UNITED STATES

SECURITIES AND EXCHANGE COMMISSION

Washington, D.C. 20549

 

 

FORM 8-K

 

CURRENT REPORT

Pursuant to Section 13 or 15(d)

of the Securities Exchange Act of 1934

Date of Report (Date of earliest event reported): September 14, 2016

 

CATALYST BIOSCIENCES, INC.

(Exact name of registrant as specified in its charter)

 

  

 

 

 

 

 

Delaware

(State or other jurisdiction

of incorporation)

 

000-51173

(Commission

File Number)

 

56-2020050

(IRS Employer

Identification No.)

 

 

 

 

260 Littlefield Ave.

South San Francisco, California

(Address of principal executive offices)

 

94080

(Zip Code)

(650) 266–8674

Registrant’s telephone number, including area code

 

 

Check the appropriate box below if the Form 8-K filing is intended to simultaneously satisfy the filing obligation of the registrant under any of the following provisions:

 

¨

Written communications pursuant to Rule 425 under the Securities Act (17 CFR 230.425)

 

¨

Soliciting material pursuant to Rule 14a-12 under the Exchange Act (17 CFR 240.14a-12)

 

¨

Pre-commencement communications pursuant to Rule 14d-2(b) under the Exchange Act (17 CFR 240.14d-2(b))

 

¨

Pre-commencement communications pursuant to Rule 13e-4(c) under the Exchange Act (17 CFR 240.13e-4(c))

 

  


 


 

Item 5.02 Departure of Directors or Certain Officers; Election of Directors; Appointment of Certain Officers; Compensatory Arrangements of Certain Officers.
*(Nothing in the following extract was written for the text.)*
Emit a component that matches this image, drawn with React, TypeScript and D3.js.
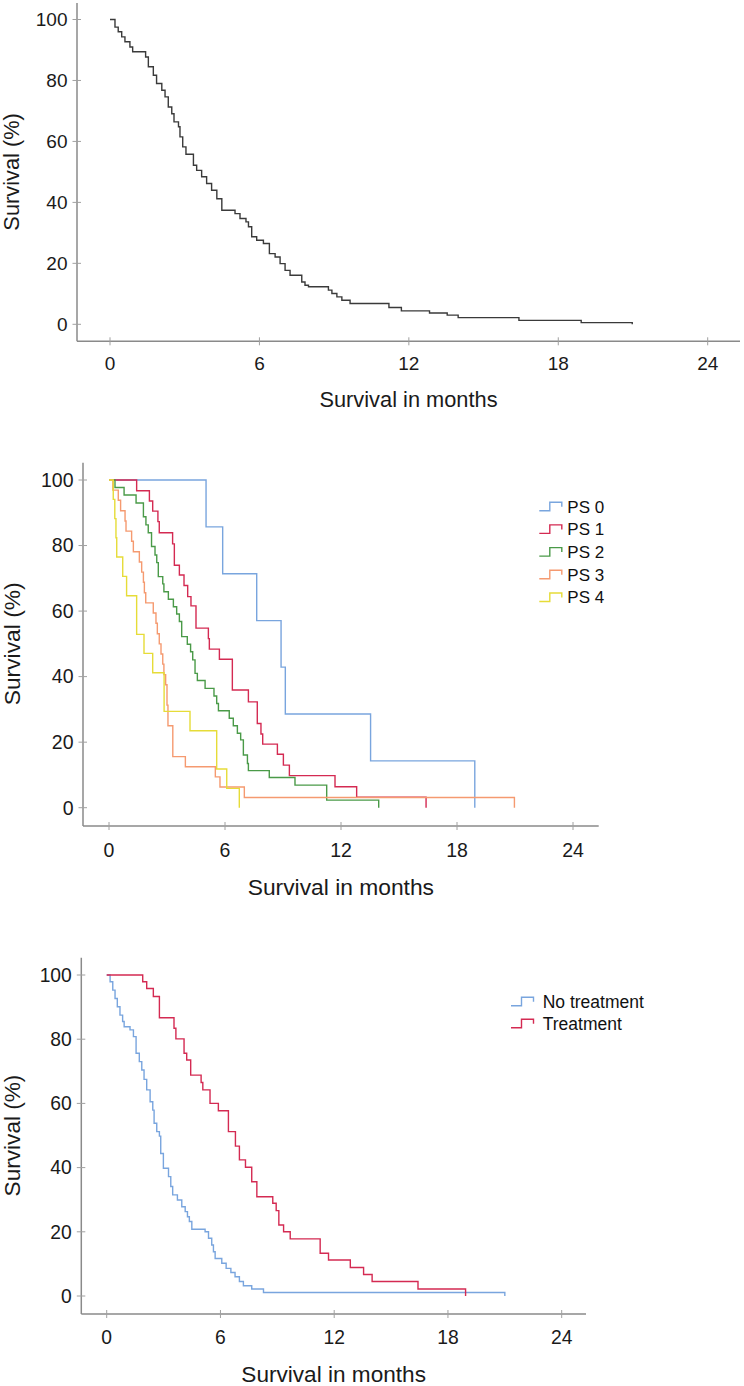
import React from "react";
import * as d3 from "d3";

// ---------- DATA ----------
const xTicks = [0, 6, 12, 18, 24];
const yTicks = [0, 20, 40, 60, 80, 100];
const xTitle = "Survival in months";
const yTitle = "Survival (%)";

// Panel 1: all patients
const allTime = [0, 0.2, 0.33, 0.47, 0.6, 0.8, 0.91, 1.43, 1.54, 1.74, 1.87, 2.08, 2.21, 2.34, 2.48, 2.57, 2.75, 2.81, 2.92, 3.05, 3.35, 3.48, 3.68, 3.88, 4.08, 4.29, 4.49, 5.02, 5.22, 5.46, 5.56, 5.69, 5.89, 6.16, 6.4, 6.63, 6.83, 7.03, 7.23, 7.7, 7.83, 7.97, 8.77, 8.91, 9.11, 9.31, 9.64, 11.2, 11.7, 12.83, 13.54, 13.98, 16.42, 18.92, 20.97];
const allSurv = [100, 97.5, 96, 94.3, 92.7, 91, 89.4, 87.7, 84.5, 81.7, 79, 76.8, 74.6, 71.3, 69.1, 66.4, 64.8, 61.5, 58.2, 55.8, 52.2, 50.5, 48.4, 46.2, 44, 41.2, 37.4, 36.3, 34.7, 33.6, 32, 28.7, 27.6, 26.5, 23.2, 22.1, 19.9, 17.7, 16.1, 13.9, 12.8, 12.3, 11.2, 10.1, 9, 7.9, 6.8, 5.5, 4.4, 3.7, 3.0, 2.2, 1.3, 0.55, 0];

// Panel 2: by performance status
const psLabels = ["PS 0", "PS 1", "PS 2", "PS 3", "PS 4"];
const ps0Time = [0, 5.02, 5.88, 7.64, 8.9, 9.12, 13.53, 18.92];
const ps0Surv = [100, 85.7, 71.4, 57.1, 42.9, 28.6, 14.3, 0];
const ps1Time = [0, 1.43, 2.09, 2.26, 2.53, 2.6, 3.29, 3.38, 3.64, 3.88, 4.07, 4.24, 4.5, 5.14, 5.19, 5.71, 6.38, 7.21, 7.67, 7.86, 7.95, 8.71, 9.02, 9.33, 11.69, 12.81, 16.4];
const ps1Surv = [100, 96.7, 93.6, 90.5, 87.3, 83.9, 80.5, 74.0, 71.0, 67.8, 64.4, 61.6, 54.8, 51.6, 48.4, 45.3, 35.9, 32.3, 25.7, 22.5, 19.4, 16.3, 13.0, 9.8, 6.4, 3.2, 0];
const ps2Time = [0, 0.31, 0.78, 1.4, 1.78, 1.91, 2.03, 2.2, 2.38, 2.47, 2.55, 2.78, 2.84, 3.07, 3.33, 3.5, 3.64, 3.76, 4.05, 4.22, 4.33, 4.45, 4.57, 4.97, 5.43, 5.57, 5.66, 6.22, 6.43, 6.64, 6.81, 6.95, 7.16, 7.21, 8.29, 9.62, 11.26, 13.95];
const ps2Surv = [100, 97.7, 95.4, 93, 88.8, 86.3, 83.9, 79.7, 77.1, 74.8, 70.5, 68.3, 65.9, 63.6, 61.3, 59.1, 56.8, 52.2, 49.9, 47.6, 45.1, 41, 38.8, 36.4, 34.1, 31.8, 29.6, 27.3, 25, 22.7, 20.7, 16.1, 13.5, 11.3, 9.2, 6.9, 2.3, 0];
const ps3Time = [0, 0.2, 0.48, 0.6, 0.83, 0.88, 1.17, 1.26, 1.57, 1.69, 1.78, 1.83, 1.9, 2.29, 2.43, 2.5, 2.6, 2.69, 2.78, 2.84, 2.93, 3.0, 3.05, 3.3, 3.95, 5.5, 5.74, 7.0, 20.97];
const ps3Surv = [100, 96.9, 93.8, 90.6, 87.5, 84.4, 81.3, 78.1, 75, 71.9, 68.8, 65.6, 62.5, 59.4, 56.3, 53.1, 50, 46.9, 43.8, 40.6, 37.5, 31.3, 25, 15.6, 12.5, 9.4, 6.3, 3.1, 0];
const ps4Time = [0, 0.22, 0.3, 0.36, 0.4, 0.71, 0.91, 1.43, 1.81, 2.26, 2.85, 4.19, 5.57, 6.09, 6.74];
const ps4Surv = [100, 94.1, 88.2, 82.4, 76.5, 70.6, 64.7, 52.9, 47.1, 41.2, 29.4, 23.5, 11.8, 5.9, 0];

// Panel 3: by treatment
const txLabels = ["No treatment", "Treatment"];
const noTxTime = [0, 0.18, 0.32, 0.44, 0.56, 0.7, 0.84, 0.92, 1.23, 1.41, 1.55, 1.72, 1.85, 1.97, 2.11, 2.29, 2.43, 2.5, 2.64, 2.78, 2.85, 2.99, 3.26, 3.38, 3.48, 3.73, 3.96, 4.14, 4.26, 4.36, 4.49, 5.19, 5.37, 5.54, 5.63, 5.72, 6.07, 6.3, 6.55, 6.77, 7.0, 7.21, 7.65, 8.27, 21.0];
const noTxSurv = [100, 97.9, 95.3, 92.7, 90.1, 87.5, 85.5, 83.9, 82.9, 80.8, 75.6, 73, 70.4, 67.5, 64.2, 60.5, 57.9, 53.8, 51.2, 49.8, 44.4, 39.8, 37.2, 34.1, 31.5, 29.9, 27.8, 26.3, 24.7, 23.2, 20.8, 20, 18, 15.9, 13.8, 11.7, 10.2, 8.6, 7.3, 6, 4.5, 3.2, 2.2, 1.1, 0];
const txTime = [0, 1.9, 2.11, 2.46, 2.78, 3.55, 3.65, 4.08, 4.22, 4.43, 4.98, 5.07, 5.45, 5.89, 6.42, 6.79, 7.0, 7.32, 7.65, 7.92, 8.76, 8.94, 9.08, 9.33, 9.68, 11.26, 11.7, 12.85, 13.55, 14.0, 16.42, 18.93];
const txSurv = [100, 97.9, 95.8, 93.3, 86.7, 83.4, 80.1, 75.6, 73.5, 68.8, 66.5, 64.2, 60, 57.7, 51.2, 46.7, 42.4, 40.1, 35.6, 30.9, 28.9, 26.6, 22.1, 20, 17.8, 13.3, 11.2, 8.9, 6.7, 4.5, 2.2, 0];

// ---------- STYLE ----------
const FONT = "'Liberation Sans', Arial, Helvetica, sans-serif";
const BLUE = "#79a5de";
const RED = "#d42a52";
const GREEN = "#4a9a48";
const ORANGE = "#f59a70";
const YELLOW = "#e6dc38";
const DARK = "#3a3a3a";
const AXIS = "#8a8a8a";

type Series = { label?: string; time: number[]; surv: number[]; color: string };

type Layout = {
  x0: number; x24: number; y100: number; y0: number;
  axisX: number; axisTop: number; axisY: number; axisRight: number;
  tickFont: number; titleFont: number; yTitleX: number;
  xLabelBase: number; xTitleBase: number;
  legendX?: number; legendY?: number; legendStep?: number; legendFont?: number; legendTextX?: number;
};

function Panel({ layout, series }: { layout: Layout; series: Series[] }) {
  const L = layout;
  const x = d3.scaleLinear().domain([0, 24]).range([L.x0, L.x24]);
  const y = d3.scaleLinear().domain([0, 100]).range([L.y0, L.y100]);
  const line = d3
    .line<[number, number]>()
    .x((d) => x(d[0]))
    .y((d) => y(d[1]))
    .curve(d3.curveStepAfter);
  const yMid = (y(0) + y(100)) / 2;
  const xMid = (L.axisX + L.axisRight) / 2;
  return (
    <g>
      {/* axes */}
      <line x1={L.axisX} x2={L.axisX} y1={L.axisTop} y2={L.axisY} stroke={AXIS} strokeWidth={1.5} />
      <line x1={L.axisX} x2={L.axisRight} y1={L.axisY} y2={L.axisY} stroke={AXIS} strokeWidth={1.5} />
      {yTicks.map((t) => (
        <g key={"y" + t}>
          <line x1={L.axisX - 4.5} x2={L.axisX + 4} y1={y(t)} y2={y(t)} stroke="#a0a0a0" strokeWidth={1} />
          <text x={L.axisX - 9.5} y={y(t)} dy="0.35em" textAnchor="end" fontSize={L.tickFont} fill="#1a1a1a" fontFamily={FONT}>
            {t}
          </text>
        </g>
      ))}
      {xTicks.map((t) => (
        <g key={"x" + t}>
          <line x1={x(t)} x2={x(t)} y1={L.axisY - 4} y2={L.axisY + 4} stroke="#a0a0a0" strokeWidth={1} />
          <text x={x(t)} y={L.xLabelBase} textAnchor="middle" fontSize={L.tickFont} fill="#1a1a1a" fontFamily={FONT}>
            {t}
          </text>
        </g>
      ))}
      <text x={xMid} y={L.xTitleBase} textAnchor="middle" fontSize={L.titleFont} fill="#1a1a1a" fontFamily={FONT}>
        {xTitle}
      </text>
      <text
        transform={`translate(${L.yTitleX},${yMid}) rotate(-90)`}
        textAnchor="middle"
        fontSize={L.titleFont}
        fill="#1a1a1a"
        fontFamily={FONT}
      >
        {yTitle}
      </text>
      {/* curves */}
      {series.map((s, i) => {
        const pts: [number, number][] = s.time.map((t, j) => [t, s.surv[j]]);
        return <path key={"c" + i} d={line(pts) || ""} fill="none" stroke={s.color} strokeWidth={1.4} />;
      })}
      {/* legend */}
      {L.legendX !== undefined &&
        series.map((s, i) => {
          const cy = (L.legendY as number) + i * (L.legendStep as number);
          const x0 = L.legendX as number;
          const d = `M${x0},${cy + 4}H${x0 + 10.5}V${cy - 4.5}H${x0 + 22.5}V${cy}`;
          return (
            <g key={"l" + i}>
              <path d={d} fill="none" stroke={s.color} strokeWidth={1.4} />
              <text x={L.legendTextX} y={cy} dy="0.35em" fontSize={L.legendFont} fill="#111" fontFamily={FONT}>
                {s.label}
              </text>
            </g>
          );
        })}
    </g>
  );
}

const layout1: Layout = {
  x0: 110, x24: 707.7, y100: 19.5, y0: 324.3,
  axisX: 77, axisTop: 3, axisY: 341.3, axisRight: 740,
  tickFont: 19, titleFont: 21.8, yTitleX: 19.3,
  xLabelBase: 370, xTitleBase: 406.7,
};
const layout2: Layout = {
  x0: 109, x24: 573, y100: 480, y0: 807.7,
  axisX: 83, axisTop: 462.7, axisY: 826, axisRight: 598.7,
  tickFont: 19.5, titleFont: 22.8, yTitleX: 19.8,
  xLabelBase: 856.7, xTitleBase: 895,
  legendX: 539.3, legendY: 506.7, legendStep: 22.7, legendFont: 17, legendTextX: 567.3,
};
const layout3: Layout = {
  x0: 106.7, x24: 561.7, y100: 975, y0: 1296,
  axisX: 81.3, axisTop: 957.7, axisY: 1314, axisRight: 586,
  tickFont: 19.3, titleFont: 22.6, yTitleX: 19.5,
  xLabelBase: 1344, xTitleBase: 1382,
  legendX: 511, legendY: 1001.7, legendStep: 22, legendFont: 17.5, legendTextX: 542.7,
};

const seriesAll: Series[] = [{ time: allTime, surv: allSurv, color: DARK }];
const seriesPS: Series[] = [
  { label: psLabels[0], time: ps0Time, surv: ps0Surv, color: BLUE },
  { label: psLabels[1], time: ps1Time, surv: ps1Surv, color: RED },
  { label: psLabels[2], time: ps2Time, surv: ps2Surv, color: GREEN },
  { label: psLabels[3], time: ps3Time, surv: ps3Surv, color: ORANGE },
  { label: psLabels[4], time: ps4Time, surv: ps4Surv, color: YELLOW },
];
const seriesTx: Series[] = [
  { label: txLabels[0], time: noTxTime, surv: noTxSurv, color: BLUE },
  { label: txLabels[1], time: txTime, surv: txSurv, color: RED },
];

export default function App() {
  return (
    <svg
      width={744}
      height={1386}
      style={{ position: "absolute", left: 0, top: 0, display: "block", background: "#fff" }}
    >
      <rect x={0} y={0} width={744} height={1386} fill="#fff" />
      <Panel layout={layout1} series={seriesAll} />
      <Panel layout={layout2} series={seriesPS} />
      <Panel layout={layout3} series={seriesTx} />
    </svg>
  );
}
As previously announced, in connection with the reduction in force of Catalyst Biosciences, Inc. (the “Company”), effective September 9, 2016, the employment of Edwin Madison, Ph.D., the Company’s Chief Scientific Officer, was terminated. On September 14, 2016, the Company entered into a separation agreement (the “Separation Agreement”) with Dr. Madison.  

Pursuant to the Separation Agreement, in accordance with his employment agreement with the Company, Dr. Madison will be entitled to receive a lump sum payment in the amount of $357,000, which is equivalent to 12 months’ base salary, and a portion of Dr. Madison’s outstanding and unvested options to purchase shares of the Company’s common stock that would have vested in the 12 month period following Dr. Madison’s separation will become fully vested.  In addition, in partial consideration for Dr. Madison granting the Company a general release of claims, (i) Dr. Madison will be entitled to receive a lump sum payment in the amount of $34,418, equal to his estimated COBRA medical, dental and vision premiums for 12 months, (ii) Dr. Madison’s unexercised options to purchase shares of the Company’s common stock will remain exercisable until the earlier of the expiration date of such options or the date that is three years after Dr. Madison’s separation, and (iii) Dr. Madison and the Company entered into a consulting agreement, pursuant to which Dr. Madison will serve on the Company’s Scientific Advisory Board, continue to advise on past research efforts, review data and reports from ongoing programs and support patent prosecution efforts, in consideration for an option to purchase 12,000 shares of the Company’s common stock, monthly fees and potential cash bonuses.

 

The description of the Separation Agreement contained herein is qualified in its entirety by the terms of the Separation Agreement filed as Exhibit 10.1 to this Current Report on Form 8-K, which is incorporated herein by reference. 

 

 

Item 9.01 Financial Statements and Exhibits.

 

(d)  Exhibits.

 

  

Exhibit
Number

 

 

Description

10.1*

 

 

Separation Agreement, dated September 14, 2016, between the Company and Edwin Madison.

  * Denotes management contract, compensatory plan or arrangement.

 

 

 

 

 

 

 

 

 

 

 

 

 


 

 

 

 

 

SIGNATURES

Pursuant to the requirements of the Securities Exchange Act of 1934, the registrant has duly caused this report to be signed on its behalf by the undersigned hereunto duly authorized.

 

 

 

 

 

 

 

 

 

 

 

 

 

 

CATALYST BIOSCIENCES, INC.

 

 

 

 

Date:

 

September 16, 2016

 

 

 

/s/ Nassim Usman

 

 

 

 

 

 

Nassim Usman, Ph.D.

 

 

 

 

 

 

President and Chief Executive Officer

 


 


 

EXHIBIT INDEX

 

Exhibit
Number

 

 

Description

10.1*

 

 

Separation Agreement, dated September 14, 2016, between the Company and Edwin Madison.

 

  * Denotes management contract, compensatory plan or arrangement.